• Short exercise
Without the pictures, print each of the records below exactly as it appears.
* BEGIN Data records *
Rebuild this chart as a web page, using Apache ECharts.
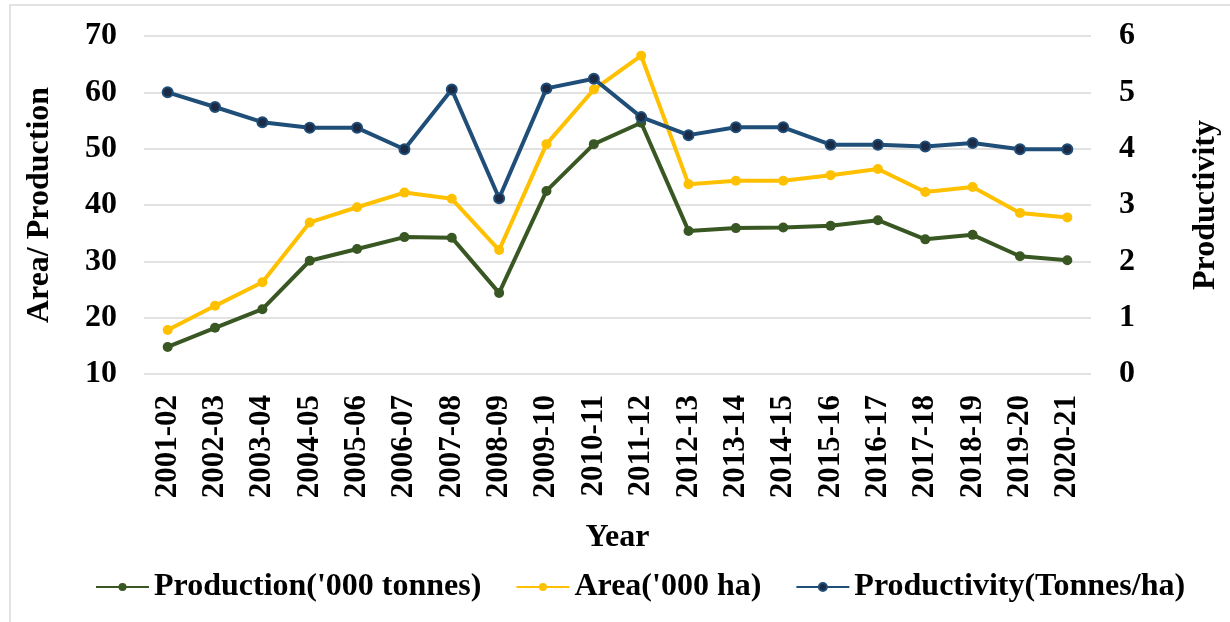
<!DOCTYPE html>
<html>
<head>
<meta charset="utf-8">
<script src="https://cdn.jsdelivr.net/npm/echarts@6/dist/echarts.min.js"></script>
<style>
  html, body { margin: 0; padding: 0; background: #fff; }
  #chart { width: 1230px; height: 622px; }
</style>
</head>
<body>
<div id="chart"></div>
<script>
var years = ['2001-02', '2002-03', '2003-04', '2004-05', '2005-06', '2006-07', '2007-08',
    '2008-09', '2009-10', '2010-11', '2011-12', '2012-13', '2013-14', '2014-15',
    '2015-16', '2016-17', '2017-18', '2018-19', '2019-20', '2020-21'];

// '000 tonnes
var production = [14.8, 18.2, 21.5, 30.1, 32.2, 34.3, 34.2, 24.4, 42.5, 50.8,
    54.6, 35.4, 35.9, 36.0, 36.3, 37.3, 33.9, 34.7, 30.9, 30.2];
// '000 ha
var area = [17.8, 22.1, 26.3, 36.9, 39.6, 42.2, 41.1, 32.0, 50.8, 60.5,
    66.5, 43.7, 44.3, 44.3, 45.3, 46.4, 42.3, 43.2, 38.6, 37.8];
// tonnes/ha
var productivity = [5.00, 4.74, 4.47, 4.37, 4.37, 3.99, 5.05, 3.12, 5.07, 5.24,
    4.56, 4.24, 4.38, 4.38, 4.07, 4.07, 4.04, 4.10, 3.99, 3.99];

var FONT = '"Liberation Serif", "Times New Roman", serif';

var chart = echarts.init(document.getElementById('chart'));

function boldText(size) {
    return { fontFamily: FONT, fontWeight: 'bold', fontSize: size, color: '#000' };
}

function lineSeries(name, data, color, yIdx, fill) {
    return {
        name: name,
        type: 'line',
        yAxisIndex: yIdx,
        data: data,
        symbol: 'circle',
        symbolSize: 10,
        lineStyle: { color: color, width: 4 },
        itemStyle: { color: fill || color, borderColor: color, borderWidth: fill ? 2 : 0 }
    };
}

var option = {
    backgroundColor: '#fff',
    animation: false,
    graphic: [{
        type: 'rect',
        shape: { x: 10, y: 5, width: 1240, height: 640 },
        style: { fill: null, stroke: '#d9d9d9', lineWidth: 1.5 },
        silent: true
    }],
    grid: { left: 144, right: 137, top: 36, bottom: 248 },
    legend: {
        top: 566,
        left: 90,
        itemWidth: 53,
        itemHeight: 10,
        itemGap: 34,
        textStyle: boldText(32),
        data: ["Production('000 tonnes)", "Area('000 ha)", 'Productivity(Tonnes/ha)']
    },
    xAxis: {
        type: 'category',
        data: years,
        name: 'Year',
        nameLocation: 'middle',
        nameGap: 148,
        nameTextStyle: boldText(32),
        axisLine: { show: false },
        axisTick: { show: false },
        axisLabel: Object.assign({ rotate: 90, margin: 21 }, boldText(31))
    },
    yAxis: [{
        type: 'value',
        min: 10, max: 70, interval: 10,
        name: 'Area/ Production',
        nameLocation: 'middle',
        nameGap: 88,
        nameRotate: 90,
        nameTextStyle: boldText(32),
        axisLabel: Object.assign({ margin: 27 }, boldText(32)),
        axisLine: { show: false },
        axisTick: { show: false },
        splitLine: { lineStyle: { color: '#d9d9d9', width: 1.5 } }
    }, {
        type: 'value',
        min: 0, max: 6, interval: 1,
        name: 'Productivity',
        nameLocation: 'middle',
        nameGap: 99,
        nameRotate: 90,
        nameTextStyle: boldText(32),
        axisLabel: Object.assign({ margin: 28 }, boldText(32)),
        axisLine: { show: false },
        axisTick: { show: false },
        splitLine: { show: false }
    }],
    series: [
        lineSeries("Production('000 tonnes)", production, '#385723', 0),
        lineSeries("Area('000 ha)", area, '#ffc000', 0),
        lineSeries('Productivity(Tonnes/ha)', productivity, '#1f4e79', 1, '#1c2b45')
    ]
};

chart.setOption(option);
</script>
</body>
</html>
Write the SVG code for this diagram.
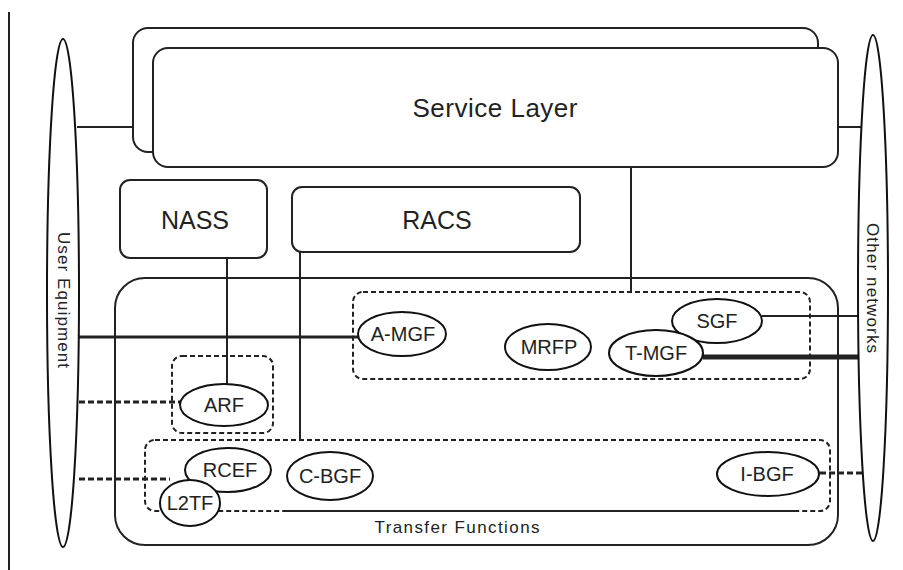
* END Data records *
• Expected output
Rebuild this chart as a web page, using Apache ECharts.
<!DOCTYPE html>
<html>
<head>
<meta charset="utf-8">
<script src="https://cdn.jsdelivr.net/npm/echarts@6/dist/echarts.min.js"></script>
<style>
  html, body { margin: 0; padding: 0; background: #fff; }
  #chart { width: 1230px; height: 622px; }
</style>
</head>
<body>
<div id="chart"></div>
<script>
var years = ['2001-02', '2002-03', '2003-04', '2004-05', '2005-06', '2006-07', '2007-08',
    '2008-09', '2009-10', '2010-11', '2011-12', '2012-13', '2013-14', '2014-15',
    '2015-16', '2016-17', '2017-18', '2018-19', '2019-20', '2020-21'];

// '000 tonnes
var production = [14.8, 18.2, 21.5, 30.1, 32.2, 34.3, 34.2, 24.4, 42.5, 50.8,
    54.6, 35.4, 35.9, 36.0, 36.3, 37.3, 33.9, 34.7, 30.9, 30.2];
// '000 ha
var area = [17.8, 22.1, 26.3, 36.9, 39.6, 42.2, 41.1, 32.0, 50.8, 60.5,
    66.5, 43.7, 44.3, 44.3, 45.3, 46.4, 42.3, 43.2, 38.6, 37.8];
// tonnes/ha
var productivity = [5.00, 4.74, 4.47, 4.37, 4.37, 3.99, 5.05, 3.12, 5.07, 5.24,
    4.56, 4.24, 4.38, 4.38, 4.07, 4.07, 4.04, 4.10, 3.99, 3.99];

var FONT = '"Liberation Serif", "Times New Roman", serif';

var chart = echarts.init(document.getElementById('chart'));

function boldText(size) {
    return { fontFamily: FONT, fontWeight: 'bold', fontSize: size, color: '#000' };
}

function lineSeries(name, data, color, yIdx, fill) {
    return {
        name: name,
        type: 'line',
        yAxisIndex: yIdx,
        data: data,
        symbol: 'circle',
        symbolSize: 10,
        lineStyle: { color: color, width: 4 },
        itemStyle: { color: fill || color, borderColor: color, borderWidth: fill ? 2 : 0 }
    };
}

var option = {
    backgroundColor: '#fff',
    animation: false,
    graphic: [{
        type: 'rect',
        shape: { x: 10, y: 5, width: 1240, height: 640 },
        style: { fill: null, stroke: '#d9d9d9', lineWidth: 1.5 },
        silent: true
    }],
    grid: { left: 144, right: 137, top: 36, bottom: 248 },
    legend: {
        top: 566,
        left: 90,
        itemWidth: 53,
        itemHeight: 10,
        itemGap: 34,
        textStyle: boldText(32),
        data: ["Production('000 tonnes)", "Area('000 ha)", 'Productivity(Tonnes/ha)']
    },
    xAxis: {
        type: 'category',
        data: years,
        name: 'Year',
        nameLocation: 'middle',
        nameGap: 148,
        nameTextStyle: boldText(32),
        axisLine: { show: false },
        axisTick: { show: false },
        axisLabel: Object.assign({ rotate: 90, margin: 21 }, boldText(31))
    },
    yAxis: [{
        type: 'value',
        min: 10, max: 70, interval: 10,
        name: 'Area/ Production',
        nameLocation: 'middle',
        nameGap: 88,
        nameRotate: 90,
        nameTextStyle: boldText(32),
        axisLabel: Object.assign({ margin: 27 }, boldText(32)),
        axisLine: { show: false },
        axisTick: { show: false },
        splitLine: { lineStyle: { color: '#d9d9d9', width: 1.5 } }
    }, {
        type: 'value',
        min: 0, max: 6, interval: 1,
        name: 'Productivity',
        nameLocation: 'middle',
        nameGap: 99,
        nameRotate: 90,
        nameTextStyle: boldText(32),
        axisLabel: Object.assign({ margin: 28 }, boldText(32)),
        axisLine: { show: false },
        axisTick: { show: false },
        splitLine: { show: false }
    }],
    series: [
        lineSeries("Production('000 tonnes)", production, '#385723', 0),
        lineSeries("Area('000 ha)", area, '#ffc000', 0),
        lineSeries('Productivity(Tonnes/ha)', productivity, '#1f4e79', 1, '#1c2b45')
    ]
};

chart.setOption(option);
</script>
</body>
</html>
Write the SVG code for this diagram.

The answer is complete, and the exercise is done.